**What you will do:** Repeat the listing exactly as given, omitting every image.

**Recorded data:**
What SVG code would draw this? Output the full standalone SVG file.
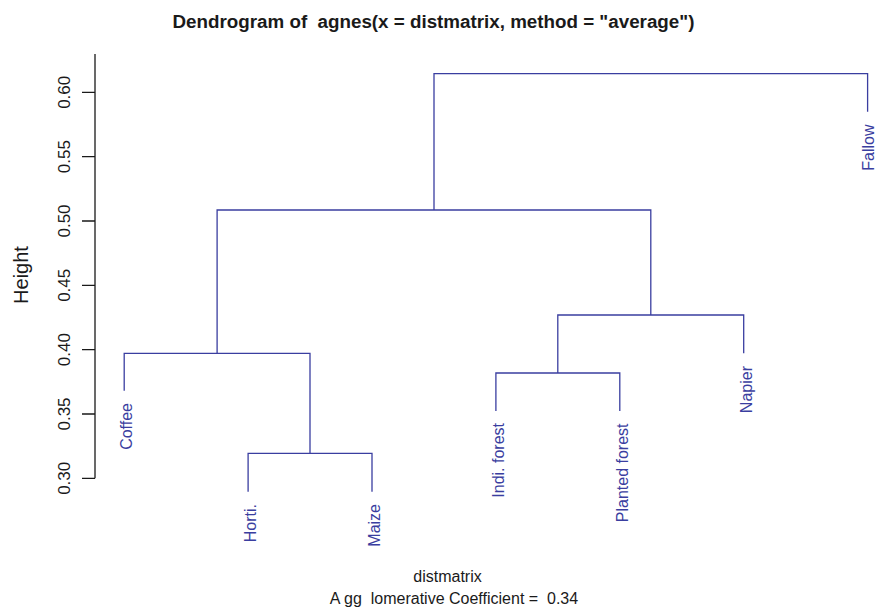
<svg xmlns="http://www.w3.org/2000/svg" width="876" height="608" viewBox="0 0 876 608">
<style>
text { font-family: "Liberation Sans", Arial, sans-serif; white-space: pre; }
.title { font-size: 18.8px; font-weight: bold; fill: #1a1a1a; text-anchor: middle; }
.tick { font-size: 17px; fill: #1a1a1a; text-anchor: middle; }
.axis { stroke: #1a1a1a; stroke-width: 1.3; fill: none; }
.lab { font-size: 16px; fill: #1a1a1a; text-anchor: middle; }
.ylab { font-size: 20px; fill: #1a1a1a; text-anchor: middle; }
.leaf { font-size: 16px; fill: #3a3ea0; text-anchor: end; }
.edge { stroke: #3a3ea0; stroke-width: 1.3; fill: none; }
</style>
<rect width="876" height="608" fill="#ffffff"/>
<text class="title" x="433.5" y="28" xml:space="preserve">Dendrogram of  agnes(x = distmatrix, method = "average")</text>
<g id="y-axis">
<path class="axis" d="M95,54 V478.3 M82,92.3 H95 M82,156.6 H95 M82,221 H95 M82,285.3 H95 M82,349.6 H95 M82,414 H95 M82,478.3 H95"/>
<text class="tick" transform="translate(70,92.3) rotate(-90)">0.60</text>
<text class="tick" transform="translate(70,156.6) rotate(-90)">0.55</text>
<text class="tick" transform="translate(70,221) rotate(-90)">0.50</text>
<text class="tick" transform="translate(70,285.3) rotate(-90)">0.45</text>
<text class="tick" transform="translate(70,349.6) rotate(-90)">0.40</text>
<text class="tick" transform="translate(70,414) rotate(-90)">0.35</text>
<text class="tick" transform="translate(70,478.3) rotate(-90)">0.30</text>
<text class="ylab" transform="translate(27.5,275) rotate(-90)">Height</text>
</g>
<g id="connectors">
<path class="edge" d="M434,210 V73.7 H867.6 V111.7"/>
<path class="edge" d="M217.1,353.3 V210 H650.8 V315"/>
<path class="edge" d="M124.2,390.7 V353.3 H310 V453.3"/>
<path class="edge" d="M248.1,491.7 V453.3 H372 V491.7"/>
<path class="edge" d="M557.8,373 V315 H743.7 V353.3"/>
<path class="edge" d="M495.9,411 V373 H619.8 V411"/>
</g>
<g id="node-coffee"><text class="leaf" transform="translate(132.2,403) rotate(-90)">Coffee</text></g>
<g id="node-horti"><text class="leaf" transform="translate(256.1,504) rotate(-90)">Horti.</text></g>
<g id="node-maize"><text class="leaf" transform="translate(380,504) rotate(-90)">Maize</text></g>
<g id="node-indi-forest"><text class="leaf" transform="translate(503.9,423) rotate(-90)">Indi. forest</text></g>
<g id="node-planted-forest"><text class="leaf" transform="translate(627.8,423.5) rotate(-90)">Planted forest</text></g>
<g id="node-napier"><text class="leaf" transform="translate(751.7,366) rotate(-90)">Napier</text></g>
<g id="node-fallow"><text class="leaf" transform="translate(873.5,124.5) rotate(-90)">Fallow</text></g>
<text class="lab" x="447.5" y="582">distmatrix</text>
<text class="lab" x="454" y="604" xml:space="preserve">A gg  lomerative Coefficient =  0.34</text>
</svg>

**Answer to the problem:**
What SVG code would draw this? Output the full standalone SVG file.
<svg xmlns="http://www.w3.org/2000/svg" width="876" height="608" viewBox="0 0 876 608">
<style>
text { font-family: "Liberation Sans", Arial, sans-serif; white-space: pre; }
.title { font-size: 18.8px; font-weight: bold; fill: #1a1a1a; text-anchor: middle; }
.tick { font-size: 17px; fill: #1a1a1a; text-anchor: middle; }
.axis { stroke: #1a1a1a; stroke-width: 1.3; fill: none; }
.lab { font-size: 16px; fill: #1a1a1a; text-anchor: middle; }
.ylab { font-size: 20px; fill: #1a1a1a; text-anchor: middle; }
.leaf { font-size: 16px; fill: #3a3ea0; text-anchor: end; }
.edge { stroke: #3a3ea0; stroke-width: 1.3; fill: none; }
</style>
<rect width="876" height="608" fill="#ffffff"/>
<text class="title" x="433.5" y="28" xml:space="preserve">Dendrogram of  agnes(x = distmatrix, method = "average")</text>
<g id="y-axis">
<path class="axis" d="M95,54 V478.3 M82,92.3 H95 M82,156.6 H95 M82,221 H95 M82,285.3 H95 M82,349.6 H95 M82,414 H95 M82,478.3 H95"/>
<text class="tick" transform="translate(70,92.3) rotate(-90)">0.60</text>
<text class="tick" transform="translate(70,156.6) rotate(-90)">0.55</text>
<text class="tick" transform="translate(70,221) rotate(-90)">0.50</text>
<text class="tick" transform="translate(70,285.3) rotate(-90)">0.45</text>
<text class="tick" transform="translate(70,349.6) rotate(-90)">0.40</text>
<text class="tick" transform="translate(70,414) rotate(-90)">0.35</text>
<text class="tick" transform="translate(70,478.3) rotate(-90)">0.30</text>
<text class="ylab" transform="translate(27.5,275) rotate(-90)">Height</text>
</g>
<g id="connectors">
<path class="edge" d="M434,210 V73.7 H867.6 V111.7"/>
<path class="edge" d="M217.1,353.3 V210 H650.8 V315"/>
<path class="edge" d="M124.2,390.7 V353.3 H310 V453.3"/>
<path class="edge" d="M248.1,491.7 V453.3 H372 V491.7"/>
<path class="edge" d="M557.8,373 V315 H743.7 V353.3"/>
<path class="edge" d="M495.9,411 V373 H619.8 V411"/>
</g>
<g id="node-coffee"><text class="leaf" transform="translate(132.2,403) rotate(-90)">Coffee</text></g>
<g id="node-horti"><text class="leaf" transform="translate(256.1,504) rotate(-90)">Horti.</text></g>
<g id="node-maize"><text class="leaf" transform="translate(380,504) rotate(-90)">Maize</text></g>
<g id="node-indi-forest"><text class="leaf" transform="translate(503.9,423) rotate(-90)">Indi. forest</text></g>
<g id="node-planted-forest"><text class="leaf" transform="translate(627.8,423.5) rotate(-90)">Planted forest</text></g>
<g id="node-napier"><text class="leaf" transform="translate(751.7,366) rotate(-90)">Napier</text></g>
<g id="node-fallow"><text class="leaf" transform="translate(873.5,124.5) rotate(-90)">Fallow</text></g>
<text class="lab" x="447.5" y="582">distmatrix</text>
<text class="lab" x="454" y="604" xml:space="preserve">A gg  lomerative Coefficient =  0.34</text>
</svg>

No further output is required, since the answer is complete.